There was also the distinctive self-pitying whine of what we might call the “embattled majority” – those who believe that, as the Trumpsters and Brexiteers say, “people are tired of political correctness”. As Lewis Storer put it on the Manchester United Facebook page, “The more these things get talked about the more it encourages people to talk utterly hateful crap. Probably because its everywhere and always talked about. Anyones sexual choice is rammed down our throats.”

Quite how the campaign was ramming anything down anybody’s throat was not explained, though anyone reading the threads could not help but be impressed by how often this metaphor is used by homophobes.

These homophobic comments were, of course, countered by a large number of anti-homophobic comments saying, in effect: if you don’t like our club standing up for equality, then you should stop supporting the club.
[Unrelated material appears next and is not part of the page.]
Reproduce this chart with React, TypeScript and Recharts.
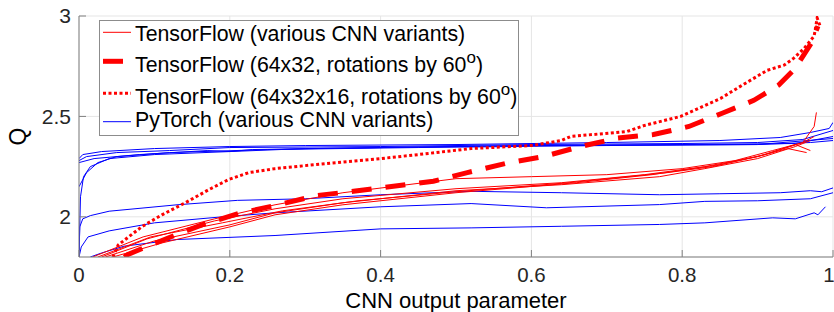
import { LineChart, Line, XAxis, YAxis, CartesianGrid } from "recharts";

const FONT = "'Liberation Sans', Arial, sans-serif";

const xTicks = [0, 0.2, 0.4, 0.6, 0.8, 1];
const yTicks = [2, 2.5, 3];

// PyTorch (various CNN variants): [CNN output parameter, Q]
const pyTorch1 = [[0, 2.29], [0.005, 2.31], [0.03, 2.325], [0.1, 2.34], [0.2, 2.35], [0.3, 2.355], [0.5, 2.36], [0.7, 2.37], [0.85, 2.38], [0.93, 2.395], [0.97, 2.42], [0.995, 2.44], [1, 2.47]];
const pyTorch2 = [[0, 2.28], [0.01, 2.3], [0.05, 2.32], [0.12, 2.33], [0.2, 2.345], [0.4, 2.35], [0.6, 2.36], [0.8, 2.365], [0.9, 2.37], [0.96, 2.385], [1, 2.43]];
const pyTorch3 = [[0, 2.27], [0.02, 2.29], [0.08, 2.31], [0.17, 2.33], [0.2, 2.325], [0.23, 2.335], [0.4, 2.345], [0.6, 2.355], [0.8, 2.36], [0.95, 2.365], [1, 2.4]];
const pyTorch4 = [[0, 2.15], [0.01, 2.22], [0.025, 2.27], [0.05, 2.3], [0.12, 2.32], [0.25, 2.335], [0.45, 2.345], [0.7, 2.355], [0.9, 2.36], [0.97, 2.37], [1, 2.38]];
const pyTorch5 = [[0, 1.8], [0.002, 2.1], [0.006, 2.2], [0.015, 2.25], [0.04, 2.29], [0.1, 2.31], [0.3, 2.34], [0.6, 2.355], [0.9, 2.36], [1, 2.39]];
const pyTorch6 = [[0, 1.8], [0.001, 1.95], [0.005, 1.99], [0.015, 2.006], [0.04, 2.028], [0.13, 2.06], [0.21, 2.082], [0.3, 2.09], [0.4, 2.11], [0.52, 2.127], [0.64, 2.12], [0.77, 2.11], [0.85, 2.115], [0.93, 2.12], [0.97, 2.13], [0.985, 2.125], [1, 2.144]];
const pyTorch7 = [[0, 1.8], [0.003, 1.85], [0.012, 1.9], [0.04, 1.93], [0.1, 1.97], [0.19, 2.0], [0.26, 2.02], [0.4, 2.05], [0.52, 2.066], [0.62, 2.045], [0.77, 2.061], [0.83, 2.077], [0.9, 2.08], [0.97, 2.09], [1, 2.12]];
const pyTorch8 = [[0.015, 1.8], [0.03, 1.82], [0.06, 1.854], [0.13, 1.887], [0.26, 1.907], [0.4, 1.94], [0.52, 1.945], [0.64, 1.953], [0.77, 1.962], [0.83, 1.97], [0.92, 1.995], [0.95, 1.99], [0.975, 2.02], [0.98, 2.01], [0.99, 2.05]];

// TensorFlow (various CNN variants)
const tf1 = [[0.018, 1.8], [0.085, 1.9], [0.18, 1.99], [0.26, 2.06], [0.35, 2.12], [0.5, 2.19], [0.6, 2.2], [0.7, 2.21], [0.8, 2.24], [0.87, 2.28], [0.92, 2.33], [0.96, 2.37], [0.975, 2.45], [0.978, 2.52]];
const tf2 = [[0.03, 1.8], [0.09, 1.89], [0.18, 1.98], [0.26, 2.04], [0.35, 2.09], [0.5, 2.14], [0.64, 2.17], [0.75, 2.21], [0.83, 2.25], [0.9, 2.3], [0.95, 2.36], [0.97, 2.33]];
const tf3 = [[0.035, 1.8], [0.1, 1.88], [0.2, 1.96], [0.26, 2.02], [0.35, 2.07], [0.5, 2.13], [0.64, 2.16], [0.77, 2.2], [0.83, 2.24], [0.9, 2.29], [0.95, 2.35], [0.97, 2.38]];
const tf4 = [[0.025, 1.8], [0.095, 1.9], [0.19, 1.97], [0.27, 2.03], [0.37, 2.08], [0.5, 2.125], [0.65, 2.17], [0.78, 2.22], [0.84, 2.25], [0.9, 2.3], [0.94, 2.34], [0.965, 2.32]];
const tf5 = [[0.045, 1.8], [0.11, 1.87], [0.2, 1.95], [0.26, 2.01], [0.35, 2.06], [0.5, 2.12], [0.66, 2.17], [0.76, 2.21], [0.85, 2.26], [0.91, 2.31], [0.96, 2.37], [0.975, 2.4]];

// TensorFlow (64x32, rotations by 60°)
const tfRot64x32 = [[0.06, 1.8], [0.065, 1.813], [0.119, 1.896], [0.163, 1.96], [0.211, 2.016], [0.256, 2.053], [0.315, 2.106], [0.364, 2.127], [0.417, 2.152], [0.47, 2.177], [0.515, 2.22], [0.568, 2.268], [0.616, 2.3], [0.665, 2.35], [0.714, 2.392], [0.762, 2.41], [0.809, 2.45], [0.853, 2.516], [0.895, 2.58], [0.928, 2.656], [0.95, 2.74], [0.972, 2.87], [0.98, 2.95]];

// TensorFlow (64x32x16, rotations by 60°)
const tfRot64x32x16 = [[0.045, 1.8], [0.052, 1.86], [0.083, 1.95], [0.11, 2.01], [0.141, 2.07], [0.172, 2.135], [0.198, 2.185], [0.225, 2.22], [0.26, 2.24], [0.3, 2.255], [0.4, 2.29], [0.45, 2.31], [0.52, 2.34], [0.6, 2.355], [0.64, 2.38], [0.652, 2.4], [0.727, 2.425], [0.75, 2.455], [0.798, 2.5], [0.851, 2.59], [0.886, 2.67], [0.913, 2.73], [0.935, 2.755], [0.948, 2.79], [0.962, 2.84], [0.975, 2.9], [0.979, 2.99], [0.983, 2.95]];

const pyTorchRuns = [pyTorch1, pyTorch2, pyTorch3, pyTorch4, pyTorch5, pyTorch6, pyTorch7, pyTorch8];
const tfRuns = [tf1, tf2, tf3, tf4, tf5];

const legendLabels = [
  "TensorFlow (various CNN variants)",
  "TensorFlow (64x32, rotations by 60",
  "TensorFlow (64x32x16, rotations by 60",
  "PyTorch (various CNN variants)",
];

const toPoints = (pairs: number[][]) => pairs.map(([x, q]) => ({ x, q }));

function LegendBox() {
  const lineY = [13.3, 42.3, 74.3, 102.7];
  const baseY = [21.7, 53.3, 85, 108.3];
  const sample = [
    { stroke: "#ff0000", width: 1, dash: undefined },
    { stroke: "#ff0000", width: 5, dash: "20 14" },
    { stroke: "#ff0000", width: 3, dash: "3 2.5" },
    { stroke: "#0000ff", width: 1, dash: undefined },
  ];
  return (
    <svg
      width={422}
      height={118}
      style={{ position: "absolute", left: 98, top: 19 }}
      fontFamily={FONT}
    >
      <rect x={1.5} y={1.5} width={419} height={115} fill="#fff" stroke="#8c8c8c" />
      {legendLabels.map((label, i) => (
        <g key={label}>
          <line
            x1={5}
            x2={33}
            y1={lineY[i]}
            y2={lineY[i]}
            stroke={sample[i].stroke}
            strokeWidth={sample[i].width}
            strokeDasharray={sample[i].dash}
          />
          <text x={37} y={baseY[i]} fontSize={21.3} fill="#000">
            {label}
            {(i === 1 || i === 2) && (
              <>
                <tspan fontSize={17} dy={-9}>o</tspan>
                <tspan dy={9}>)</tspan>
              </>
            )}
          </text>
        </g>
      ))}
    </svg>
  );
}

export default function App() {
  return (
    <div style={{ position: "absolute", left: 0, top: 0, width: 834, height: 312, background: "#fff" }}>
      <LineChart width={834} height={312} margin={{ top: 16, right: 1, bottom: 0, left: 0 }}>
        <CartesianGrid stroke="#e5e5e5" />
        <XAxis
          type="number"
          dataKey="x"
          domain={[0, 1]}
          ticks={xTicks}
          allowDataOverflow
          height={55}
          stroke="#808080"
          tickSize={-7}
          tickMargin={17}
          tick={{ fill: "#262626", fontSize: 20.5, fontFamily: FONT }}
          label={{ value: "CNN output parameter", position: "insideBottom", offset: 4, fill: "#000", fontSize: 22, fontFamily: FONT }}
        />
        <YAxis
          type="number"
          domain={[1.8, 3]}
          ticks={yTicks}
          allowDataOverflow
          width={79}
          stroke="#808080"
          tickSize={-7}
          tickMargin={15}
          tick={{ fill: "#262626", fontSize: 21, fontFamily: FONT }}
          label={{ value: "Q", angle: -90, position: "insideLeft", offset: 18, fill: "#000", fontSize: 23, fontFamily: FONT, style: { textAnchor: "middle" } }}
        />
        {pyTorchRuns.map((run, i) => (
          <Line key={`py${i}`} data={toPoints(run)} dataKey="q" stroke="#0000ff" strokeWidth={1} dot={false} activeDot={false} isAnimationActive={false} />
        ))}
        {tfRuns.map((run, i) => (
          <Line key={`tf${i}`} data={toPoints(run)} dataKey="q" stroke="#ff0000" strokeWidth={1} dot={false} activeDot={false} isAnimationActive={false} />
        ))}
        <Line data={toPoints(tfRot64x32)} dataKey="q" stroke="#ff0000" strokeWidth={5} strokeDasharray="20 14" dot={false} activeDot={false} isAnimationActive={false} />
        <Line data={toPoints(tfRot64x32x16)} dataKey="q" stroke="#ff0000" strokeWidth={3} strokeDasharray="3 2.5" dot={false} activeDot={false} isAnimationActive={false} />
      </LineChart>
      <LegendBox />
    </div>
  );
}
But because it was plain that a large proportion of the negative comments were coming from the Muslim world, there was also a counter-wave of comments from people attacking Muslims for being bigoted and backward. As someone with a Union Jack avatar wrote in response to Liverpool’s rainbow tweet: “It’s the liberals that want Muslim scum coming into their countries, and the Muslims are fundamental extreme conservatives.”

Hurl abuse

Fifa frequently boast of football’s power to “bring people together”. These comment threads were certainly bringing people together people from widely divergent backgrounds, but all they wanted to do was hurl abuse at each other. It felt like a preview of forthcoming thermonuclear attractions.
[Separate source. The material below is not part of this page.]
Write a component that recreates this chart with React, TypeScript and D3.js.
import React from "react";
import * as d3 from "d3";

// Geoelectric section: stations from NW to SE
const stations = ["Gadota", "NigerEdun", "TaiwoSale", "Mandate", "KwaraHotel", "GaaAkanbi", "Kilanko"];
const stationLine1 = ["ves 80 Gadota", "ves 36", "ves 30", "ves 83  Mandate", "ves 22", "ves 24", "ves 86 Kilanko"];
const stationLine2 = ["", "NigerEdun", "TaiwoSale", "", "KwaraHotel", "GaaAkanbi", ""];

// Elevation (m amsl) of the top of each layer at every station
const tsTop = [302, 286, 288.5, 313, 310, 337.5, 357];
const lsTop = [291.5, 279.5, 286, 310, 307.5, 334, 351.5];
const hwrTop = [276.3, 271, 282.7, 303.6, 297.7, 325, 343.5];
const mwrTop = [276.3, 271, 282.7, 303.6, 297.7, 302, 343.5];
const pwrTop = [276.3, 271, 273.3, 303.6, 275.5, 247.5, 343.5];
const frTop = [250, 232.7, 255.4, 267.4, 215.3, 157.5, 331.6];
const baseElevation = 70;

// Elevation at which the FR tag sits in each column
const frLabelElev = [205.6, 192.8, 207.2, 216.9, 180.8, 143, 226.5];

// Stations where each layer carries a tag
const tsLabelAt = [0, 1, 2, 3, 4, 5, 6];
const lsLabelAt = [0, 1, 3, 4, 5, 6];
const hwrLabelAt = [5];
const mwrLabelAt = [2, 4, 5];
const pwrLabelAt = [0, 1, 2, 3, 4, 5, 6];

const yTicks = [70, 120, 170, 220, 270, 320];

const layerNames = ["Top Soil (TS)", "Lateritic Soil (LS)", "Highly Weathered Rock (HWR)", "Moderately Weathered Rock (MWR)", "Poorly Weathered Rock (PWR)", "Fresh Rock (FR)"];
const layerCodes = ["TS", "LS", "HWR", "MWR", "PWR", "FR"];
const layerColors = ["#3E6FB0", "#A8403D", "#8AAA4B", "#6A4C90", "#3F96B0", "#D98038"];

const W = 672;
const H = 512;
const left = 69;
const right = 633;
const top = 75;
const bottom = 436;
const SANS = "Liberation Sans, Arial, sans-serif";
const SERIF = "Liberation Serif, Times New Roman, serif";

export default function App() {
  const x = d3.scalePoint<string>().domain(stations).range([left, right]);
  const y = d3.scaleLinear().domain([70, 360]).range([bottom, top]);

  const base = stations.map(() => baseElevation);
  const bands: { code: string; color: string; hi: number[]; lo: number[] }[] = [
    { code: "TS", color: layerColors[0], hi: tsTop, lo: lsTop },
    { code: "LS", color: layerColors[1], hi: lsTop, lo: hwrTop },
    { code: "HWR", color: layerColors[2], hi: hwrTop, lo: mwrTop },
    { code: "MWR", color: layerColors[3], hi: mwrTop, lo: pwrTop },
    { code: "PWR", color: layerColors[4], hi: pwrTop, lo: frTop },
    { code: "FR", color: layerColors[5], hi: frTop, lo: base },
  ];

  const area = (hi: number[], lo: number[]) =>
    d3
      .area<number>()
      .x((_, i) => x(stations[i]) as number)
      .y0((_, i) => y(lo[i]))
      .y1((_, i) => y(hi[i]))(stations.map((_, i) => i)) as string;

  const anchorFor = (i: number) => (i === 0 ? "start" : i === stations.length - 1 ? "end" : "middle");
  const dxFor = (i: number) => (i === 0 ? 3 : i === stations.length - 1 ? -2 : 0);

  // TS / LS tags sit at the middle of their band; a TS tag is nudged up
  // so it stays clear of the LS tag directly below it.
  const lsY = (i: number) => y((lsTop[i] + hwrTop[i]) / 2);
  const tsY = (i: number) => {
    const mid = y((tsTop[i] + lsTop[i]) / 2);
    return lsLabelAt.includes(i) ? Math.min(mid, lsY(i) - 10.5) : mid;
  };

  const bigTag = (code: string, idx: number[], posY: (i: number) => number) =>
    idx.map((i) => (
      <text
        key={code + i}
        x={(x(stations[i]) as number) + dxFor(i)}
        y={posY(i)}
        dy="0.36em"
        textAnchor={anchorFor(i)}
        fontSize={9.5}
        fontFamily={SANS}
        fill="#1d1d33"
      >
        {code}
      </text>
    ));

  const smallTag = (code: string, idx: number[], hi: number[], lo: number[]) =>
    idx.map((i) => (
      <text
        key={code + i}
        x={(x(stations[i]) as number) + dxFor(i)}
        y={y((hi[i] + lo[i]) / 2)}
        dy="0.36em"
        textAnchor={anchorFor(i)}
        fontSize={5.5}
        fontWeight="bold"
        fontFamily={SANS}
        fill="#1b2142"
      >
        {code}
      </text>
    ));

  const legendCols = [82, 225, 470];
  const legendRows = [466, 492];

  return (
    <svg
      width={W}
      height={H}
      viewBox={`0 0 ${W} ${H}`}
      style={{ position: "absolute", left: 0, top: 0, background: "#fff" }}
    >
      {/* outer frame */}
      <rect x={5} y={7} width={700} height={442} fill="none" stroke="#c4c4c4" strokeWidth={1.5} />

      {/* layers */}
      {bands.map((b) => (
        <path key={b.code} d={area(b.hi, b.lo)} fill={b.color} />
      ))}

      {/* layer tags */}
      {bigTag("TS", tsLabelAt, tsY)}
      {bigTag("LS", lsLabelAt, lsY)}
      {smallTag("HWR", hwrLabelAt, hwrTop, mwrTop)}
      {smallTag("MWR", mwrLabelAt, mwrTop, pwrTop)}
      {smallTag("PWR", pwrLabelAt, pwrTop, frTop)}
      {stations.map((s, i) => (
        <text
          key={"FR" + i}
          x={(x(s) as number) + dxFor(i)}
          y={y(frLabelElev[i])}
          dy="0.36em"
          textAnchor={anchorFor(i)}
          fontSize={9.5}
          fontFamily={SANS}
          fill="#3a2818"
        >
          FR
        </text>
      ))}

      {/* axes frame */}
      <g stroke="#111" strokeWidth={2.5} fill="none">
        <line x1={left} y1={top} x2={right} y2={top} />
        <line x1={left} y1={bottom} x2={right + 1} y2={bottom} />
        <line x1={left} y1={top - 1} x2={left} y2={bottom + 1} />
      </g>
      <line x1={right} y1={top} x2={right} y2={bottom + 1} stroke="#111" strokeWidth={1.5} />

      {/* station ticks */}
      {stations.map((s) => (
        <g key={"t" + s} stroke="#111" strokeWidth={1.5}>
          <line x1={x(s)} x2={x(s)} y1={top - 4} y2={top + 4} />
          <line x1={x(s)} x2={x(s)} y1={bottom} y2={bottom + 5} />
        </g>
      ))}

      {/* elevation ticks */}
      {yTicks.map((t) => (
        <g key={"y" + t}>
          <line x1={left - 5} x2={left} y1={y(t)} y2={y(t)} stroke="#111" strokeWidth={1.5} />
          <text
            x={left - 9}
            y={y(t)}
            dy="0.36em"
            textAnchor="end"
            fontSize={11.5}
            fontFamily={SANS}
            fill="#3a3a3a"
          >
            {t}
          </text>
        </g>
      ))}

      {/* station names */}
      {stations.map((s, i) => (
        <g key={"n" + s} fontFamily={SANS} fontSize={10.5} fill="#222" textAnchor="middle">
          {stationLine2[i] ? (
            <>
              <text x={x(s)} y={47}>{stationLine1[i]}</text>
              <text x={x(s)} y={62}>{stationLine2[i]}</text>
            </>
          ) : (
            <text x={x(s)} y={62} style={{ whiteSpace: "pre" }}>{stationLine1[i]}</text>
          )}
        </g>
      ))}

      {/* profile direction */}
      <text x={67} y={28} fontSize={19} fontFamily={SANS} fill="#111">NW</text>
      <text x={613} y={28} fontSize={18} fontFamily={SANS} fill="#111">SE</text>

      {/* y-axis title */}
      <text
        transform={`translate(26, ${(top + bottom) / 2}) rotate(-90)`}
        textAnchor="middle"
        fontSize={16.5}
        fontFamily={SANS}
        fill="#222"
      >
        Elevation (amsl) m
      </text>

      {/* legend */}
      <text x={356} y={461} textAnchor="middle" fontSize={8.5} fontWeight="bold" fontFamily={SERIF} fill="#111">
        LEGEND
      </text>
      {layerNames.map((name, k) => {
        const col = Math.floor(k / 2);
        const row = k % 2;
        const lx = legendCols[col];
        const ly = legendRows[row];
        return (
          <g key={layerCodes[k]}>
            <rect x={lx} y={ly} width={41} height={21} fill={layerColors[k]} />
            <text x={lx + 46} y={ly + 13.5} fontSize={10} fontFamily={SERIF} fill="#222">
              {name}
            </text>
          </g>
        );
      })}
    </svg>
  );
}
Daniel Tanaja Simatupang reflected a common theme on Arsenal’s Facebook with the comment: “There i hate Arsenal since this piccture. No doubtly. Arsenal should be focus on SPORT not for politics, religion, social... i hope arsenal will be relegated! blunder picture! destroyed all the fan”.

Daniel’s idea that football clubs should stick to football and not get involved in politics is shared by Fifa, who ban teams from engaging in political messaging.

But the fight against homophobia is a moral issue, rather than a political one. Like the fight against racism, it’s an issue of human rights. Fifa cannot be expected to take the initiative in any campaign against homophobia. If they cared about this issue, they would not have awarded the next two World Cups to Russia and Qatar, where anti-gay laws are in effect.

Unquestionably, the Premier League succeeded in getting an anti-homophobia message out to a lot of people who aren’t used to hearing it. Still, some will dismiss it as tokenism and PR “pinkwashing”. What can it mean for Manchester City to post a rainbow flag on Facebook when the Emirati royals who own the club preside over a criminal justice system that imprisons gay people?

The clubs could now take the opportunity to block all the fans who said anything homophobic or racist on the rainbow threads. These pages are read by tens of millions, including children, and if the clubs are serious when they say that homophobia and racism have no place in the game, they should not have any place on their social media channels either.

Of course, such a policy would entail the clubs alienating some of the “customers” they have worked so hard to attract. If the episode has told us anything, it’s that Richard Scudamore’s dream of football being “for everyone, everywhere” will not be as easy to achieve as he had hoped.